Listen carefully because there is still a lot you do not know. You are trying to become better informed, to be so well-informed about specific opportunities that this knowledge base is your competitive advantage. You do not want to come across as a young know-it-all. If you give that impression, you will shut down your own communication networks. Remember, however, that you are not necessarily expecting someone else to identify a killer problem for you; you are trying to find the information that shows you what problem is important and what problem is more important than others. But notice that if you ask why, and someone in authority says that “this is how we have always done it” you may be near treasure.
Look for problems of strategic importance, meaning that they are responsible for a cascade of secondary problems. Solve the strategic problem, and you simultaneously solve the secondary problems.
Having identified problems with or without media guidance, search the news media again for updated information or new insight.
Discuss your workplace experiences with fellow students to identify important problems. The above framework may serve to shape those discussions. Focus your review based on problems you may have previously identified from the business news media or other sources.
If you are prepared to share workplace experiences with fellow students, you are able to access intimately and in nearly real time the workplaces and problems of potentially more than 4,000 employers, covering the widest range of industries, technologies, and marketplaces. No other group of university students on Earth can access such a rich environment in which to search for the treasure of unsolved and important problems. Other students read business case studies; you live them.

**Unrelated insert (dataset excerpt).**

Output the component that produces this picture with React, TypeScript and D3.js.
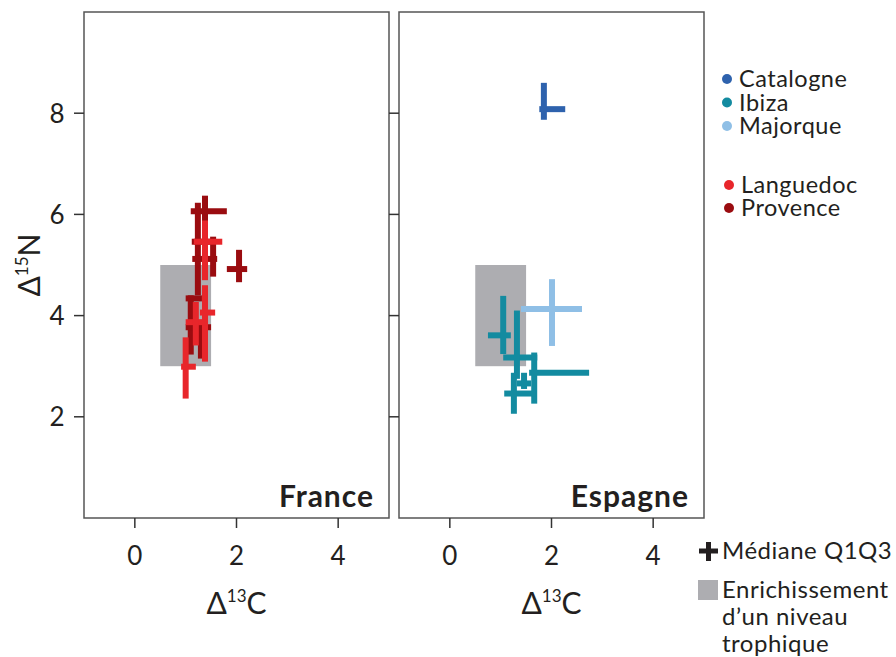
import React from "react";
import * as d3 from "d3";

// ---- data (medians and interquartile ranges, Δ13C / Δ15N) ----
const xTicks = [0, 2, 4];
const yTicks = [2, 4, 6, 8];
const enrichX = [0.5, 1.5];
const enrichY = [3, 5];

// each cross: [medianX, medianY, q1X, q3X, q1Y, q3Y]
const catalogne = [[1.85, 8.08, 1.76, 2.27, 7.87, 8.6]];
const ibiza = [
  [1.05, 3.61, 0.75, 1.2, 3.24, 4.39],
  [1.32, 3.17, 1.05, 1.72, 2.75, 4.1],
  [1.66, 2.87, 1.56, 2.74, 2.26, 3.27],
  [1.26, 2.46, 1.07, 1.68, 2.06, 2.87],
  [1.46, 2.66, 1.32, 1.6, 2.55, 2.87],
];
const majorque = [[2.01, 4.13, 1.4, 2.6, 3.4, 4.72]];
const provence = [
  [1.38, 6.06, 1.1, 1.81, 5.3, 6.37],
  [1.24, 5.46, 1.12, 1.5, 4.4, 6.23],
  [1.54, 5.12, 1.13, 1.62, 4.77, 5.56],
  [2.05, 4.92, 1.81, 2.21, 4.66, 5.3],
  [1.1, 4.34, 1.0, 1.32, 3.23, 4.4],
  [1.3, 3.77, 1.0, 1.5, 3.15, 3.8],
];
const languedoc = [
  [1.38, 5.46, 1.16, 1.72, 4.7, 5.88],
  [1.38, 4.06, 1.28, 1.58, 3.09, 4.6],
  [1.2, 3.87, 1.0, 1.44, 3.41, 4.27],
  [1.0, 2.99, 0.91, 1.2, 2.36, 3.57],
];

const legendEspagne = ["Catalogne", "Ibiza", "Majorque"];
const legendFrance = ["Languedoc", "Provence"];
const colorMap: Record<string, string> = {
  Catalogne: "#2e62ad",
  Ibiza: "#138ba0",
  Majorque: "#8fbfe6",
  Languedoc: "#e8262b",
  Provence: "#9a0c10",
};

const FONT = "Lato, 'Open Sans', sans-serif";
const TXT = "#231f20";

type Cross = number[];

function Crosses({ data, color, x, y }: { data: Cross[]; color: string; x: any; y: any }) {
  return (
    <g stroke={color} strokeWidth={6} strokeLinecap="butt">
      {data.map((c, i) => (
        <g key={i}>
          <line x1={x(c[2])} x2={x(c[3])} y1={y(c[1])} y2={y(c[1])} />
          <line x1={x(c[0])} x2={x(c[0])} y1={y(c[4])} y2={y(c[5])} />
        </g>
      ))}
    </g>
  );
}

function Panel({ x, y, title, children, leftAxis }: any) {
  const [x0, x1] = x.range();
  const [y0, y1] = y.range();
  const eg = "#adadb1";
  return (
    <g>
      <rect
        x={x(enrichX[0])}
        y={y(enrichY[1])}
        width={x(enrichX[1]) - x(enrichX[0])}
        height={y(enrichY[0]) - y(enrichY[1])}
        fill={eg}
      />
      {children}
      <rect x={x0} y={y1} width={x1 - x0} height={y0 - y1} fill="none" stroke="#555" strokeWidth={1.5} />
      {yTicks.map((t) => (
        <line key={t} x1={x0 - 10} x2={x0} y1={y(t)} y2={y(t)} stroke="#333" strokeWidth={1.5} />
      ))}
      {leftAxis &&
        yTicks.map((t) => (
          <text key={t} x={x0 - 27} y={y(t)} dy="0.36em" textAnchor="middle" fontFamily={FONT} fontSize={26} fill={TXT}>
            {t}
          </text>
        ))}
      {xTicks.map((t) => (
        <g key={t}>
          <line x1={x(t)} x2={x(t)} y1={y0} y2={y0 + 10} stroke="#333" strokeWidth={1.5} />
          <text x={x(t)} y={y0 + 47} textAnchor="middle" fontFamily={FONT} fontSize={26} fill={TXT}>
            {t}
          </text>
        </g>
      ))}
      <text x={x1 - 15} y={y0 - 11} textAnchor="end" fontFamily={FONT} fontWeight="bold" fontSize={30} letterSpacing={1} fill={TXT}>
        {title}
      </text>
      <text x={(x0 + x1) / 2} y={y0 + 96} textAnchor="middle" fontFamily={FONT} fontSize={30} fill={TXT}>
        Δ<tspan fontSize={17} dy={-12}>13</tspan>
        <tspan dy={12}>C</tspan>
      </text>
    </g>
  );
}

export default function App() {
  const y = d3.scaleLinear().domain([0, 10]).range([518, 12]);
  const xF = d3.scaleLinear().domain([-1, 5]).range([84, 389]);
  const xE = d3.scaleLinear().domain([-1, 5]).range([399, 704]);

  return (
    <svg
      width={896}
      height={657}
      style={{ position: "absolute", left: 0, top: 0, background: "#fff" }}
    >
      <Panel x={xF} y={y} title="France" leftAxis>
        <Crosses data={provence} color={colorMap.Provence} x={xF} y={y} />
        <Crosses data={languedoc} color={colorMap.Languedoc} x={xF} y={y} />
      </Panel>
      <Panel x={xE} y={y} title="Espagne">
        <Crosses data={catalogne} color={colorMap.Catalogne} x={xE} y={y} />
        <Crosses data={majorque} color={colorMap.Majorque} x={xE} y={y} />
        <Crosses data={ibiza} color={colorMap.Ibiza} x={xE} y={y} />
      </Panel>

      <text transform="translate(40,265) rotate(-90)" textAnchor="middle" fontFamily={FONT} fontSize={30} fill={TXT}>
        Δ<tspan fontSize={17} dy={-12}>15</tspan>
        <tspan dy={12}>N</tspan>
      </text>

      {legendEspagne.map((g, i) => (
        <g key={g}>
          <circle cx={727} cy={79 + i * 23.5} r={5} fill={colorMap[g]} />
          <text x={739} y={79 + i * 23.5} dy="0.35em" fontFamily={FONT} fontSize={23.5} letterSpacing={0.5} fill={TXT}>
            {g}
          </text>
        </g>
      ))}
      {legendFrance.map((g, i) => (
        <g key={g}>
          <circle cx={729} cy={185 + i * 23} r={5} fill={colorMap[g]} />
          <text x={741} y={185 + i * 23} dy="0.35em" fontFamily={FONT} fontSize={23.5} letterSpacing={0.5} fill={TXT}>
            {g}
          </text>
        </g>
      ))}

      <g stroke={TXT} strokeWidth={5}>
        <line x1={699} x2={718} y1={551} y2={551} />
        <line x1={708.5} x2={708.5} y1={542} y2={561} />
      </g>
      <text x={722} y={559} fontFamily={FONT} fontSize={24} letterSpacing={0.5} fill={TXT}>
        Médiane Q1Q3
      </text>
      <rect x={698} y={580} width={20} height={20} fill="#adadb1" />
      <text fontFamily={FONT} fontSize={24} letterSpacing={0.5} fill={TXT}>
        <tspan x={722} y={598}>Enrichissement</tspan>
        <tspan x={722} y={625}>d’un niveau</tspan>
        <tspan x={722} y={652}>trophique</tspan>
      </text>
    </svg>
  );
}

Having identified problems with or without media guidance, search the news media again for updated information or new insight.
Having identified a large number of problems, it is then necessary to select several of the best ones for you to focus on. Which criteria would you use to choose?
Though you will eventually want to be able to both identify and help solve important problems, there is career advantage to the employee who simply draws an employer’s attention to important problems facing the organization. Doing this well is itself an essential skill in the workplace. There is no need to have a solution when you speak about the problem.
Moreover, in many circumstances, the solution to an important problem will be created by a team of employees [or in a start-up a team of partners], not by a single individual.